Passwords: Decent ones are impossible to remember; easy ones are hardly worth having at all. Passwords: An alphanumeric-must-be-changed-monthly-with-no-repetition plague on all of our houses.

This is not a new problem, of course, and nor is it the first time that the death of passwords has been announced. Over a decade ago, Bill Gates was predicting the end of passwords, and yet millions still have a Post-It note stuck to their monitor with '1234567' written on it. And so passwords still leak, by the billion.

But this time around, could the end really be in sight for passwords? Microsoft has confirmed that it is working to kill off passwords in Windows 10, introducing a whole new set of options by adding support for the Fast IDentity Online (FIDO) standard.

That means you could be logging on with your face, voice, iris or fingerprint (or your dongle) depending on which method your organization chooses.

And it's not just on the desktop: similarly on the consumer side, Apple's Touch ID for the iPhone 5s, 6 and 6 Plus, and iPad Air 2 and Mini 3, replaces a passcode with a fingerprint. Samsung's flagship Galaxy S5 also has a fingerprint reader.
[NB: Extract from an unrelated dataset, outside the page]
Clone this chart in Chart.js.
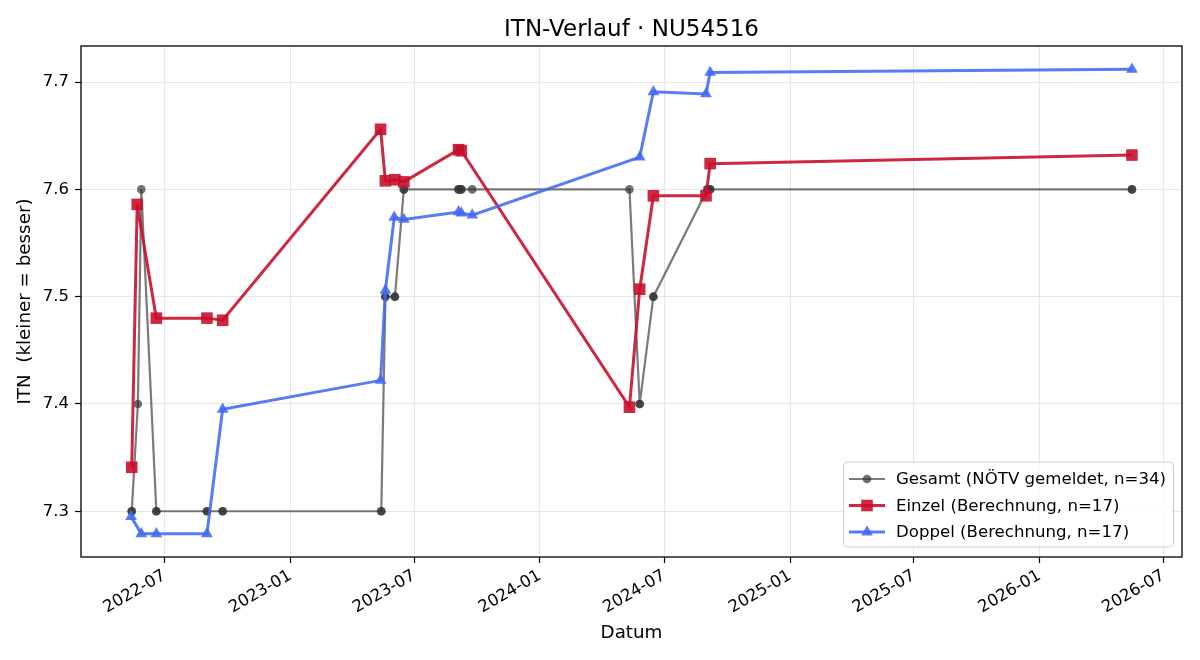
<!DOCTYPE html>
<html lang="de">
<head>
  <meta charset="UTF-8">
  <title>ITN-Verlauf · NU54516</title>
  <script src="https://cdn.jsdelivr.net/npm/chart.js"></script>
  <style>
    html, body { margin: 0; padding: 0; background: #fff; }
    #wrap { width: 1200px; height: 660px; }
  </style>
</head>
<body>
<div id="wrap"><canvas id="itnChart" width="1200" height="660"></canvas></div>
<script>
  // Gesamt (NÖTV gemeldet) - mehrere Meldungen am selben Tag liegen übereinander
  const gesamtDates = [
    '2022-05-14', '2022-05-14', '2022-05-23', '2022-05-28', '2022-06-19', '2022-06-19',
    '2022-09-01', '2022-09-01', '2022-09-24', '2022-09-24', '2023-05-14', '2023-05-14',
    '2023-05-20', '2023-05-20', '2023-06-03', '2023-06-03', '2023-06-16', '2023-06-16',
    '2023-09-04', '2023-09-04', '2023-09-08', '2023-09-08', '2023-09-24', '2024-05-11',
    '2024-05-26', '2024-05-26', '2024-06-15', '2024-06-15', '2024-09-02', '2024-09-02',
    '2024-09-06', '2024-09-06', '2026-05-16', '2026-05-16'
  ];
  const gesamtValues = [
    7.3, 7.3, 7.4, 7.6, 7.3, 7.3,
    7.3, 7.3, 7.3, 7.3, 7.3, 7.3,
    7.5, 7.5, 7.5, 7.5, 7.6, 7.6,
    7.6, 7.6, 7.6, 7.6, 7.6, 7.6,
    7.4, 7.4, 7.5, 7.5, 7.6, 7.6,
    7.6, 7.6, 7.6, 7.6
  ];

  // Einzel (Berechnung)
  const einzelDates = [
    '2022-05-14', '2022-05-22', '2022-06-19', '2022-09-01', '2022-09-24', '2023-05-13',
    '2023-05-20', '2023-06-03', '2023-06-16', '2023-09-04', '2023-09-08', '2024-05-11',
    '2024-05-26', '2024-06-15', '2024-08-31', '2024-09-06', '2026-05-16'
  ];
  const einzelValues = [
    7.341, 7.586, 7.480, 7.480, 7.478, 7.656,
    7.608, 7.609, 7.607, 7.637, 7.636, 7.397,
    7.507, 7.594, 7.594, 7.624, 7.632
  ];

  // Doppel (Berechnung)
  const doppelDates = [
    '2022-05-13', '2022-05-28', '2022-06-19', '2022-09-01', '2022-09-24', '2023-05-13',
    '2023-05-20', '2023-06-02', '2023-06-16', '2023-09-04', '2023-09-08', '2023-09-24',
    '2024-05-26', '2024-06-15', '2024-08-31', '2024-09-06', '2026-05-16'
  ];
  const doppelValues = [
    7.295, 7.279, 7.279, 7.279, 7.395, 7.422,
    7.506, 7.574, 7.572, 7.579, 7.578, 7.576,
    7.630, 7.691, 7.689, 7.709, 7.712
  ];

  const xTickDates = [
    '2022-07-01', '2023-01-01', '2023-07-01', '2024-01-01', '2024-07-01',
    '2025-01-01', '2025-07-01', '2026-01-01', '2026-07-01'
  ];
  const yTickValues = [7.3, 7.4, 7.5, 7.6, 7.7];

  const legendLabels = [
    'Gesamt (NÖTV gemeldet, n=34)',
    'Einzel (Berechnung, n=17)',
    'Doppel (Berechnung, n=17)'
  ];

  const FONT = "'DejaVu Sans', sans-serif";
  const GRAY_LINE = 'rgba(60,60,60,0.68)';
  const GRAY_DOT = 'rgba(51,51,51,0.7)';
  const RED = 'rgba(200,16,46,0.9)';
  const BLUE = 'rgba(65,105,245,0.88)';

  function toTs(s) {
    const [y, m, d] = s.split('-').map(Number);
    return Date.UTC(y, m - 1, d);
  }
  function pairs(dates, values) {
    return dates.map((d, i) => ({ x: toTs(d), y: values[i] }));
  }

  // 5 % Rand wie bei matplotlib
  const allX = [...gesamtDates, ...einzelDates, ...doppelDates].map(toTs);
  const allY = [...gesamtValues, ...einzelValues, ...doppelValues];
  const xMin = Math.min(...allX), xMax = Math.max(...allX);
  const yMin = Math.min(...allY), yMax = Math.max(...allY);
  const xPad = (xMax - xMin) * 0.05, yPad = (yMax - yMin) * 0.05;

  function drawMarker(ctx, style, x, y, color) {
    ctx.fillStyle = color;
    ctx.beginPath();
    if (style === 'circle') {
      ctx.arc(x, y, 4.3, 0, Math.PI * 2);
    } else if (style === 'rect') {
      ctx.rect(x - 5.8, y - 5.8, 11.6, 11.6);
    } else {
      const r = 6.8;
      ctx.moveTo(x, y - r);
      ctx.lineTo(x + r * 0.866, y + r / 2);
      ctx.lineTo(x - r * 0.866, y + r / 2);
      ctx.closePath();
    }
    ctx.fill();
  }

  const decorPlugin = {
    id: 'decor',
    afterDatasetsDraw(chart) {
      const { ctx, chartArea: a } = chart;
      ctx.save();
      // Rahmen
      ctx.strokeStyle = '#000';
      ctx.lineWidth = 1.3;
      ctx.strokeRect(a.left, a.top, a.right - a.left, a.bottom - a.top);

      // Titel
      ctx.fillStyle = '#000';
      ctx.font = '23px ' + FONT;
      ctx.textAlign = 'center';
      ctx.textBaseline = 'alphabetic';
      ctx.fillText('ITN-Verlauf · NU54516', (a.left + a.right) / 2, 35.5);

      // Legende unten rechts
      const bx = 843.5, by = 462, bw = 330, bh = 85;
      ctx.fillStyle = 'rgba(255,255,255,0.8)';
      ctx.strokeStyle = '#cccccc';
      ctx.lineWidth = 1;
      ctx.beginPath();
      ctx.roundRect(bx, by, bw, bh, 4);
      ctx.fill();
      ctx.stroke();

      const rows = [
        { line: GRAY_LINE, dot: GRAY_DOT, style: 'circle', lw: 2.2 },
        { line: RED, dot: RED, style: 'rect', lw: 3 },
        { line: BLUE, dot: BLUE, style: 'triangle', lw: 3 }
      ];
      rows.forEach((r, i) => {
        const y = 479 + i * 26.5;
        ctx.strokeStyle = r.line;
        ctx.lineWidth = r.lw;
        ctx.beginPath();
        ctx.moveTo(849, y);
        ctx.lineTo(885, y);
        ctx.stroke();
        drawMarker(ctx, r.style, 867, y, r.dot);
        ctx.fillStyle = '#000';
        ctx.font = '16.6px ' + FONT;
        ctx.textAlign = 'left';
        ctx.textBaseline = 'middle';
        ctx.fillText(legendLabels[i], 896, y + 1);
      });
      ctx.restore();
    }
  };

  new Chart(document.getElementById('itnChart'), {
    type: 'scatter',
    data: {
      datasets: [
        {
          label: legendLabels[0],
          data: pairs(gesamtDates, gesamtValues),
          showLine: true,
          borderColor: GRAY_LINE,
          borderWidth: 2.2,
          pointStyle: 'circle',
          pointRadius: 4.3,
          pointBackgroundColor: GRAY_DOT,
          pointBorderWidth: 0,
          order: 3
        },
        {
          label: legendLabels[1],
          data: pairs(einzelDates, einzelValues),
          showLine: true,
          borderColor: RED,
          borderWidth: 3,
          pointStyle: 'rect',
          pointRadius: 8.2,
          pointBackgroundColor: RED,
          pointBorderWidth: 0,
          order: 2
        },
        {
          label: legendLabels[2],
          data: pairs(doppelDates, doppelValues),
          showLine: true,
          borderColor: BLUE,
          borderWidth: 3,
          pointStyle: 'triangle',
          pointRadius: 6.8,
          pointBackgroundColor: BLUE,
          pointBorderWidth: 0,
          order: 1
        }
      ]
    },
    options: {
      responsive: false,
      animation: false,
      devicePixelRatio: 1,
      layout: { padding: { top: 46, right: 18, bottom: 0, left: 0 } },
      plugins: {
        legend: { display: false },
        title: { display: false },
        tooltip: { enabled: false }
      },
      scales: {
        x: {
          type: 'linear',
          bounds: 'data',
          min: xMin - xPad,
          max: xMax + xPad,
          afterBuildTicks: (s) => { s.ticks = xTickDates.map(d => ({ value: toTs(d) })); },
          afterFit: (s) => { s.height = 103; },
          grid: { color: '#e6e6e6', lineWidth: 1, drawTicks: true, tickLength: 6, tickColor: '#000', tickWidth: 1.2 },
          border: { display: false },
          ticks: {
            autoSkip: false,
            minRotation: 30,
            maxRotation: 30,
            padding: 3,
            color: '#000',
            font: { family: FONT, size: 16.5 },
            callback: (v) => {
              const d = new Date(v);
              return d.getUTCFullYear() + '-' + String(d.getUTCMonth() + 1).padStart(2, '0');
            }
          },
          title: {
            display: true,
            text: 'Datum',
            color: '#000',
            font: { family: FONT, size: 18.3 },
            padding: { top: 0, bottom: 16 }
          }
        },
        y: {
          type: 'linear',
          bounds: 'data',
          min: yMin - yPad,
          max: yMax + yPad,
          afterBuildTicks: (s) => { s.ticks = yTickValues.map(v => ({ value: v })); },
          afterFit: (s) => { s.width = 81; },
          grid: { color: '#e6e6e6', lineWidth: 1, drawTicks: true, tickLength: 6, tickColor: '#000', tickWidth: 1.2 },
          border: { display: false },
          ticks: {
            padding: 6,
            color: '#000',
            font: { family: FONT, size: 16.5 },
            callback: (v) => v.toFixed(1)
          },
          title: {
            display: true,
            text: 'ITN  (kleiner = besser)',
            color: '#000',
            font: { family: FONT, size: 18.3 },
            padding: { top: 14, bottom: 0 }
          }
        }
      }
    },
    plugins: [decorPlugin]
  });
</script>
</body>
</html>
While no technology is entirely secure, fingerprint readers have improved dramatically in recent years: Apple claims you would have to try 50,000 fingers to find a random match -- which it argues is much more secure than the one-in-10,000 chance of guessing a four-digit passcode. This week two UK banks announced that they will use Touch ID to allow customers to access their bank accounts.

It's a lot easier to forget a password than it is to forget your fingers or your eyes, and you can't write either of them down. That should help with some of the more boneheaded security lapses. Apple's system and the Microsoft-supported FIDO standard also have a different architecture to the old password-based model: rather than one central store of fingerprints or other biometrics, they are stored locally, which makes it much harder for hackers to swoop in and bag millions of credentials as commonly happens now.

The move away from passwords certainly removes a horrid security vulnerability that we have been living with for decades. But we should still move cautiously when it comes to biometrics, for several reasons.

Passwords are mostly abstract (unless you're one of those fools who uses names of family or pets) and impersonal. Biometrics, by contrast, are deeply and definingly personal, and the uses to which they're put ought to be carefully monitored. The intelligence services' insatiable hunger for all kinds of data would make such information an irresistible target, for example.

In some ways, biometrics may be a too perfect a way of proving our identity. For many services, a vaguer sense of identity is more appropriate: most people would be uncomfortable about an auction site or an once-visited online retailer having access to such intimate details. Online identity has often been ambiguous, fleeting and shifting for all sorts of reasons. Biometrics provide an absolute level of identity that must be used carefully.

Right now, part of the wonder is that on the internet still nobody knows if you are a dog. If we have to provide fingerprints -- or paw prints -- for every transaction, then some of that magic will be lost.